Darwinism and science aren’t really religious beliefs, and they’re not things that people would have as the main principle of their lives. First, ‘Darwinist’ is a term that is often attributed by conservative religious people to those who ‘believe in’ evolution. Modern understanding of evolution is very different than Darwin’s understanding. People who support evolution today do not ‘believe in’ Darwin’s ideas in the way that religious people believe in their holy texts. Darwin is simply the first person who published a detailed description of how he thought evolution might work. His ideas are not considered unassailable or universally correct, nor is he worshipped in any sense. Really, the idea of ‘Darwinism’ is a result of imposing a religious paradigm on a non-religious concept – it is the assumption that since evolution is an idea which people apparently ‘believe in’, they must have a sacred book and a holy person to turn to. It’s just not like that.

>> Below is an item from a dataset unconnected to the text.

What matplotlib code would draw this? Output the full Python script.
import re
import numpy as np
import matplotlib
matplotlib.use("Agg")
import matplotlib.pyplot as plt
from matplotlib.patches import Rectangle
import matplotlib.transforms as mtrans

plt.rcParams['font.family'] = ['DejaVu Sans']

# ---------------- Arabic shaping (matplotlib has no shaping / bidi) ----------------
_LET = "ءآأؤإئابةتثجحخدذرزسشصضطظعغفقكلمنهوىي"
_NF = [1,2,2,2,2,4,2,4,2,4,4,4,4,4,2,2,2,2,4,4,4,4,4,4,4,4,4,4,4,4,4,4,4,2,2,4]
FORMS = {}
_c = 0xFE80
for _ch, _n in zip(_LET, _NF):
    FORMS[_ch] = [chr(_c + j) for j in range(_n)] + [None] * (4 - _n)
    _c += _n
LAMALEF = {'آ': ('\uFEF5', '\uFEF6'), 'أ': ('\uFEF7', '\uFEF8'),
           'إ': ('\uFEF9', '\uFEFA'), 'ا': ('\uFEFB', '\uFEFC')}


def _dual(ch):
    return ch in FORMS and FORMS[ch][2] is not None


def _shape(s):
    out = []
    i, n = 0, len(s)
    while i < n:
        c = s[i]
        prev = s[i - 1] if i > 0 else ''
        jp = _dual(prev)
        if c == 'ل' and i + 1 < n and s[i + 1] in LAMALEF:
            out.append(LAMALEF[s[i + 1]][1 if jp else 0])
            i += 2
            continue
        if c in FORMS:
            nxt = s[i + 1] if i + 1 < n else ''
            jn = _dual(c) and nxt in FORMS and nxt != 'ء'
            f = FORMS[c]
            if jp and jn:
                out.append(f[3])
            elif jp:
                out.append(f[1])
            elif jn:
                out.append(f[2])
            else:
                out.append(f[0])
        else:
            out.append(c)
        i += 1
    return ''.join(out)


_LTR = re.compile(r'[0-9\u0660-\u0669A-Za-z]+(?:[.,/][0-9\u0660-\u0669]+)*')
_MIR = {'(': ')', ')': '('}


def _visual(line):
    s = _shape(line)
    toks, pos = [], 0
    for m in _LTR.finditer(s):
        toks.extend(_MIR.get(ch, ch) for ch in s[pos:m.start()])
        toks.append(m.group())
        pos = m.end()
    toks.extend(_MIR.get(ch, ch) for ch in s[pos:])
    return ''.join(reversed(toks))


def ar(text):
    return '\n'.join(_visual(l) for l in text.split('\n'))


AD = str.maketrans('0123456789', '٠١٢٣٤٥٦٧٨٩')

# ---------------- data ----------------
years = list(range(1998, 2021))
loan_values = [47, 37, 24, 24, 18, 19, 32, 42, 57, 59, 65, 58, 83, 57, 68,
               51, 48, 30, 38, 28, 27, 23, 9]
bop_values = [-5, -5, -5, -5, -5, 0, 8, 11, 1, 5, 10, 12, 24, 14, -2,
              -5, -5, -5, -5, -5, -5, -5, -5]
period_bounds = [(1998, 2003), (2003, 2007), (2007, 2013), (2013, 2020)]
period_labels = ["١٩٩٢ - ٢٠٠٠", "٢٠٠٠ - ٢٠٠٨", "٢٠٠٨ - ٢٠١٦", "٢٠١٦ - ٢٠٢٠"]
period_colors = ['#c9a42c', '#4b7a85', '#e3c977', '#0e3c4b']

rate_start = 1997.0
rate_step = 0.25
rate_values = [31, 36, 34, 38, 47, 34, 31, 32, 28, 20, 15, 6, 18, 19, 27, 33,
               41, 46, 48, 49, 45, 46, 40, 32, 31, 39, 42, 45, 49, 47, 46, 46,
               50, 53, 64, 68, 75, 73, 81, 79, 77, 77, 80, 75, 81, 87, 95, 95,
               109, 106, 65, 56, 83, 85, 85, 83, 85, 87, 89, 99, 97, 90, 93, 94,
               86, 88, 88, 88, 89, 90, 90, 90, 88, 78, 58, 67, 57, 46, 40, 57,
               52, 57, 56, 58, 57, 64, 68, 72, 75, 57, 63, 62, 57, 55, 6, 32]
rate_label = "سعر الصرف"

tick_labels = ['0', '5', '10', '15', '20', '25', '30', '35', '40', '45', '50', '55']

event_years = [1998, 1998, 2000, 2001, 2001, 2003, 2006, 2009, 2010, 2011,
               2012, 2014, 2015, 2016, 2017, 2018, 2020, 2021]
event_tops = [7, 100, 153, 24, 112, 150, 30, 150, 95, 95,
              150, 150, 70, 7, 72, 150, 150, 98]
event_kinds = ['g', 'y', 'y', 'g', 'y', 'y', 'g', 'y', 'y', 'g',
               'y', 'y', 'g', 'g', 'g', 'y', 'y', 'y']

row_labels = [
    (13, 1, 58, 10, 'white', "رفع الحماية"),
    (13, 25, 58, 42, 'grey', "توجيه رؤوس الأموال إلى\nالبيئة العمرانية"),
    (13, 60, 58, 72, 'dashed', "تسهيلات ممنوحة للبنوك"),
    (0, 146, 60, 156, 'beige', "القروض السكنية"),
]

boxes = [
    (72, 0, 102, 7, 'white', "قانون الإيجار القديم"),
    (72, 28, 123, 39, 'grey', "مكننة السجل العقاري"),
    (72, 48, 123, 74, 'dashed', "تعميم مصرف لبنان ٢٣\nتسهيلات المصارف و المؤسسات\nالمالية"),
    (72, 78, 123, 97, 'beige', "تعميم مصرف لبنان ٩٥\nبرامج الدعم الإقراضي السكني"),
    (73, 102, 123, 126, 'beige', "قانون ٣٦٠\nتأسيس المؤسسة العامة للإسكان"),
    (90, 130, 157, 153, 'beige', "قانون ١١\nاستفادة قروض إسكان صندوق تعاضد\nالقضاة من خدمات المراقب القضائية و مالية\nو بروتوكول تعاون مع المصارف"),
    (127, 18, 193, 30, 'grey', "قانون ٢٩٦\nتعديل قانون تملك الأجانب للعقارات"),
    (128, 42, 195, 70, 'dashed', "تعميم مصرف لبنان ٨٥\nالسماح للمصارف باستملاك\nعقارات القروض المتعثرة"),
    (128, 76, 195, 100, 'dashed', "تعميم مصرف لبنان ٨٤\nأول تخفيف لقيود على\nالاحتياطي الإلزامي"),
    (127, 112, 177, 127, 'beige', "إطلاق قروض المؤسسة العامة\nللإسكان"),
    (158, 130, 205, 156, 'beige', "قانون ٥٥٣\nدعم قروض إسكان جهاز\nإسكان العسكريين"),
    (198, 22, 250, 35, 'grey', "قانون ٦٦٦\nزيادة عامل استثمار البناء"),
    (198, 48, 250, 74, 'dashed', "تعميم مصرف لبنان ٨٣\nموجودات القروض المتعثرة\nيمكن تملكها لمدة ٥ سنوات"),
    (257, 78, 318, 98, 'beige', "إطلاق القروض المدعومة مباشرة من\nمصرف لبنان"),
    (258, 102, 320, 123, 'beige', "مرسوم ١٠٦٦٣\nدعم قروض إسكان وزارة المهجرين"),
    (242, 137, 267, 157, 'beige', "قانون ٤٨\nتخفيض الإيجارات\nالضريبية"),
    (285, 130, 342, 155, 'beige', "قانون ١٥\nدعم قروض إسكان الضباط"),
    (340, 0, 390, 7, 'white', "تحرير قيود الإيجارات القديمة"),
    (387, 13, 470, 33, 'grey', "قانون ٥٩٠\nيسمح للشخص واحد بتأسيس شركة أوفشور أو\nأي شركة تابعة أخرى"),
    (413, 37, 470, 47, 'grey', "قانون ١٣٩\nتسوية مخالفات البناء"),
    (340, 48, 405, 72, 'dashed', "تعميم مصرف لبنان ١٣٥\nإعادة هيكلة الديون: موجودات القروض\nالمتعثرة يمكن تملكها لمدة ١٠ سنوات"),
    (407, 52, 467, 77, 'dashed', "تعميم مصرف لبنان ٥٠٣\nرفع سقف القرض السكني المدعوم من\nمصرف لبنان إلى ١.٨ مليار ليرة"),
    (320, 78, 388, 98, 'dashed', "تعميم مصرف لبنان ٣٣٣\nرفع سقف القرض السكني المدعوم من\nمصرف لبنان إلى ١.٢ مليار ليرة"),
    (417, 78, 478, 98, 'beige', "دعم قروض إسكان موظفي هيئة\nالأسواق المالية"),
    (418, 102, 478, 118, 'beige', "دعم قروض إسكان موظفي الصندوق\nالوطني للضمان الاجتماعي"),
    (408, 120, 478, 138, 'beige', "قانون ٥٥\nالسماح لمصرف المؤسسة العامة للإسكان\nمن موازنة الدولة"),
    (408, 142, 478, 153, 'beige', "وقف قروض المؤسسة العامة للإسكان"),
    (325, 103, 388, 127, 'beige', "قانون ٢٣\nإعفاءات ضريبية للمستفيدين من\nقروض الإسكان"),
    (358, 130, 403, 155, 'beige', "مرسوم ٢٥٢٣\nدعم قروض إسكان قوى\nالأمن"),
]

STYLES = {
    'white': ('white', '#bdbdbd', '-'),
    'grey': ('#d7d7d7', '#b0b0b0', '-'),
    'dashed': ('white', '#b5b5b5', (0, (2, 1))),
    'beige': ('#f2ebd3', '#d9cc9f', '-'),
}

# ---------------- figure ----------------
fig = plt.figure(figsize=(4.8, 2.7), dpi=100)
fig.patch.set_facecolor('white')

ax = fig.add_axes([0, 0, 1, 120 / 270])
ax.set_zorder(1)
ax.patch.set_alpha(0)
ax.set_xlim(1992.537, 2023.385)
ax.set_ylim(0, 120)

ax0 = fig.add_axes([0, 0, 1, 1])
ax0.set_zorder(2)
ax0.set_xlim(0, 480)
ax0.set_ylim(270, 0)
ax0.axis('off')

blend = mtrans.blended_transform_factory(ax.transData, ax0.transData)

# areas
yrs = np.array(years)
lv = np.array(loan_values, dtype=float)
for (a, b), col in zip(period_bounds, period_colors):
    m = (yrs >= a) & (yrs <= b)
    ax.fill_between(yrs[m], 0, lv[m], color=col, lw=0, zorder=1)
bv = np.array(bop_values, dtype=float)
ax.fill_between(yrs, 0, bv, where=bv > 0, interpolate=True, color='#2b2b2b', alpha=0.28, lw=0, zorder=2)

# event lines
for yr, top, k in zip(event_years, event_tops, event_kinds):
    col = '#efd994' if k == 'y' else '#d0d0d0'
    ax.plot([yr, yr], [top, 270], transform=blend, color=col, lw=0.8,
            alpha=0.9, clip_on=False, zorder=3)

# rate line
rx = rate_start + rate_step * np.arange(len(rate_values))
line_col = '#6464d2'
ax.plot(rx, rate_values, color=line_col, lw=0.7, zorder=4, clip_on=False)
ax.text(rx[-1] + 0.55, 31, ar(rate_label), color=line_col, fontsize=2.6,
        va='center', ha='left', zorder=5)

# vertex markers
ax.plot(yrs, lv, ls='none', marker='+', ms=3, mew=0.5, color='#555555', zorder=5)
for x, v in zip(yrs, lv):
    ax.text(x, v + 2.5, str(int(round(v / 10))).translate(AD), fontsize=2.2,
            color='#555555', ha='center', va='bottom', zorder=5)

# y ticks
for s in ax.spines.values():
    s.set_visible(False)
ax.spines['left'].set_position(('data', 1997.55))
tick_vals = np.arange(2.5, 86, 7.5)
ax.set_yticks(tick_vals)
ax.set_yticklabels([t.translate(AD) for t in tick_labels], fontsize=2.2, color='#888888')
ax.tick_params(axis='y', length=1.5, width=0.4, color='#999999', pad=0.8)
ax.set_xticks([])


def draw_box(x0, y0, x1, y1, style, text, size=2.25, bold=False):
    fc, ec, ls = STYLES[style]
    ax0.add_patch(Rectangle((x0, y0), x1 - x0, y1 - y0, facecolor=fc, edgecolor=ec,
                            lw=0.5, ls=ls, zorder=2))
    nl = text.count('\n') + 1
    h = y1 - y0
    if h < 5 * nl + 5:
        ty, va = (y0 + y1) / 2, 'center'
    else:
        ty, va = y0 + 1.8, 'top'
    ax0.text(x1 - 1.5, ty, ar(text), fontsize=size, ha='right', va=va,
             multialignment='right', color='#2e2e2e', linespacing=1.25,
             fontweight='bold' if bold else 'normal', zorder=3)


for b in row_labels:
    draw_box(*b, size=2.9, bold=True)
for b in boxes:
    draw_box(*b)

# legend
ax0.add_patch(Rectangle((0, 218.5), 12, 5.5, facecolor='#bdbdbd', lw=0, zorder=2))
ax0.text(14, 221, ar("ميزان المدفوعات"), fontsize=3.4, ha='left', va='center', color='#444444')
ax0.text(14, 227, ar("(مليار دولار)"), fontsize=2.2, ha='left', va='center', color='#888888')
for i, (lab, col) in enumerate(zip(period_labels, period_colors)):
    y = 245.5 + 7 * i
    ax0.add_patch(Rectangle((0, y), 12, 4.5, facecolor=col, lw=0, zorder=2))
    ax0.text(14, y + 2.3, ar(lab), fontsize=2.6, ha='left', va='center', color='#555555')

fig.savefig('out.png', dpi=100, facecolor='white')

Second, science is not something that’s suitable to use as a guiding principle in one’s life. Perhaps the scientific method of forming hypotheses and adjusting them over time to conform with experimental observation is a valid guiding principle. However, science as a means of obtaining objective knowledge about material fact by empirical observation is simply not capable of answering many of the questions religions claim to answer. There can be no materially true philosophy or ethics, since these are inherently subjective. There can be no way of determining if there is life after death or if there is an all-knowing, all-powerful entity in the universe, because these are not empirically observable.
People who are not religious do not have some quasi-religious thing that plays the role religion does for believers. They may have guiding principles, but they do not have, for example, sacred books or ceremonies or ideas about the supernatural which they know to be true. They may consider many aspects of religion unnecessary for leading a meaningful life, and they do not need something to replace these aspects.

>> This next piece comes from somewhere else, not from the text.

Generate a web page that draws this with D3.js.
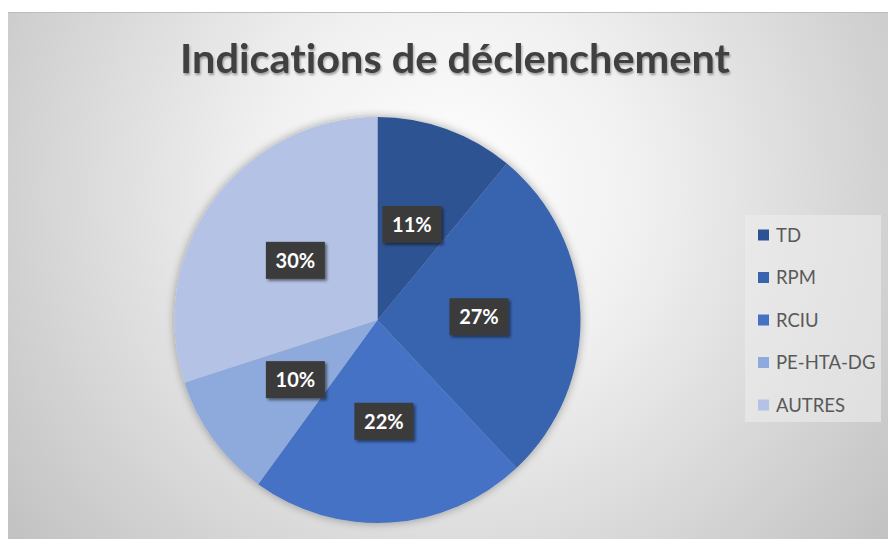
<!DOCTYPE html>
<html><head><meta charset="utf-8">
<script src="https://cdn.jsdelivr.net/npm/d3@7"></script>
<style>
html,body{margin:0;padding:0;background:#fff;}
svg{display:block;}
text{font-variant-ligatures:none;font-feature-settings:"liga" 0;}
</style></head>
<body>
<svg id="chart" width="888" height="539"></svg>
<script>
const title = "Indications de déclenchement";
const categories = ["TD", "RPM", "RCIU", "PE-HTA-DG", "AUTRES"];
const values = [11, 27, 22, 10, 30];
const palette = ["#2d5293", "#3863ae", "#4472c4", "#8ea9db", "#b4c3e5"];

const W = 888, H = 539;
const svg = d3.select("#chart");
const defs = svg.append("defs");

const bg = defs.append("radialGradient").attr("id", "bg")
  .attr("gradientUnits", "userSpaceOnUse")
  .attr("cx", 450).attr("cy", 190).attr("r", 560);
bg.append("stop").attr("offset", "0%").attr("stop-color", "#ffffff");
bg.append("stop").attr("offset", "35%").attr("stop-color", "#f0f0f0");
bg.append("stop").attr("offset", "100%").attr("stop-color", "#c2c2c2");

const sh = defs.append("filter").attr("id", "pieShadow")
  .attr("x", "-20%").attr("y", "-20%").attr("width", "140%").attr("height", "140%");
sh.append("feGaussianBlur").attr("in", "SourceAlpha").attr("stdDeviation", 5).attr("result", "b");
sh.append("feOffset").attr("in", "b").attr("dx", 0).attr("dy", 0).attr("result", "o");
sh.append("feComponentTransfer").attr("in", "o").attr("result", "o2")
  .append("feFuncA").attr("type", "linear").attr("slope", 0.35);
const m1 = sh.append("feMerge");
m1.append("feMergeNode").attr("in", "o2");
m1.append("feMergeNode").attr("in", "SourceGraphic");

const lsh = defs.append("filter").attr("id", "lblShadow")
  .attr("x", "-30%").attr("y", "-30%").attr("width", "170%").attr("height", "170%");
lsh.append("feGaussianBlur").attr("in", "SourceAlpha").attr("stdDeviation", 1.5).attr("result", "b");
lsh.append("feOffset").attr("in", "b").attr("dx", 2).attr("dy", 2).attr("result", "o");
lsh.append("feComponentTransfer").attr("in", "o").attr("result", "o2")
  .append("feFuncA").attr("type", "linear").attr("slope", 0.5);
const m2 = lsh.append("feMerge");
m2.append("feMergeNode").attr("in", "o2");
m2.append("feMergeNode").attr("in", "SourceGraphic");

const tsh = defs.append("filter").attr("id", "txtShadow")
  .attr("x", "-10%").attr("y", "-30%").attr("width", "120%").attr("height", "160%");
tsh.append("feGaussianBlur").attr("in", "SourceAlpha").attr("stdDeviation", 1.2).attr("result", "b");
tsh.append("feOffset").attr("in", "b").attr("dx", 1).attr("dy", 1.5).attr("result", "o");
tsh.append("feComponentTransfer").attr("in", "o").attr("result", "o2")
  .append("feFuncA").attr("type", "linear").attr("slope", 0.35);
const m3 = tsh.append("feMerge");
m3.append("feMergeNode").attr("in", "o2");
m3.append("feMergeNode").attr("in", "SourceGraphic");

// chart area
svg.append("rect").attr("x", 8).attr("y", 12).attr("width", W - 8).attr("height", H - 12)
  .attr("fill", "url(#bg)");
svg.append("line").attr("x1", 8).attr("x2", W).attr("y1", 12.5).attr("y2", 12.5)
  .attr("stroke", "#bdbdbd").attr("stroke-width", 1);

// title
svg.append("text").attr("x", 455).attr("y", 73)
  .attr("text-anchor", "middle")
  .attr("font-family", "Lato, 'Open Sans', sans-serif").attr("font-weight", "bold")
  .attr("font-size", 40).attr("fill", "#404040")
  .attr("textLength", 550).attr("lengthAdjust", "spacingAndGlyphs")
  .attr("filter", "url(#txtShadow)")
  .text(title);

// pie
const cx = 377.5, cy = 320, R = 203;
const color = d3.scaleOrdinal().domain(categories).range(palette);
const pie = d3.pie().sort(null).value(d => d.v);
const data = categories.map((c, i) => ({ c, v: values[i] }));
const arcs = pie(data);
const arc = d3.arc().innerRadius(0).outerRadius(R);

const g = svg.append("g").attr("transform", `translate(${cx},${cy})`);
g.append("g").attr("filter", "url(#pieShadow)")
  .selectAll("path").data(arcs).join("path")
  .attr("d", arc)
  .attr("fill", d => color(d.data.c));

const total = d3.sum(values);
const fmt = d => Math.round(d.data.v / total * 100) + "%";
const lbl = g.selectAll("g.lbl").data(arcs).join("g")
  .attr("class", "lbl")
  .attr("transform", d => { const [x, y] = arc.centroid(d); return `translate(${x},${y})`; });
lbl.append("rect").attr("x", -29.5).attr("y", -18.5).attr("width", 59).attr("height", 37)
  .attr("fill", "#3b3b3b").attr("filter", "url(#lblShadow)");
lbl.append("text").attr("text-anchor", "middle").attr("dy", "0.36em")
  .attr("font-family", "Lato, 'Open Sans', sans-serif").attr("font-weight", "bold")
  .attr("font-size", 20).attr("fill", "#ffffff")
  .text(fmt);

// legend
const lg = svg.append("g");
lg.append("rect").attr("x", 745).attr("y", 215).attr("width", 136).attr("height", 207)
  .attr("fill", "#ececec").attr("opacity", 0.6);
const ly = d3.scalePoint().domain(categories).range([235, 405]);
const items = lg.selectAll("g.it").data(categories).join("g").attr("class", "it")
  .attr("transform", d => `translate(758,${ly(d)})`);
items.append("rect").attr("x", 0).attr("y", -5.5).attr("width", 11).attr("height", 11)
  .attr("fill", d => color(d));
items.append("text").attr("x", 18).attr("dy", "0.36em")
  .attr("font-family", "Lato, 'Open Sans', sans-serif")
  .attr("font-size", 18.5).attr("fill", "#595959")
  .text(d => d);
</script>
</body></html>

I should say, though, that this only applies to people who have decided for themselves to be non-religious. For people who have had their religion taken from them, as in the USSR or China or Nazi Germany, the experience can be devastating. They may continue to practice their religion in secret, or many may return to their old faith once it’s legalized, as happened in the USSR. The same thing applies, of course, when people have a particular religion forced upon them, as happened in Afghanistan. The religious makeup of a given country may change as its culture does, but it has to be a natural process. State interference in religious issues generally isn’t a positive thing, or a good thing for the people involved. Oh, and vice versa.
It always seems to me that religion takes the biggest back seat in people’s lives in those European countries that are most protestant - certainly not France or Turkey, whatever the official policy. So I’d be thinking Sweden, for example, which I think is mainly Lutheran, but where the dominant mind set appears to be secular. Could be totally wrong, prepared to be flamed by a Swede.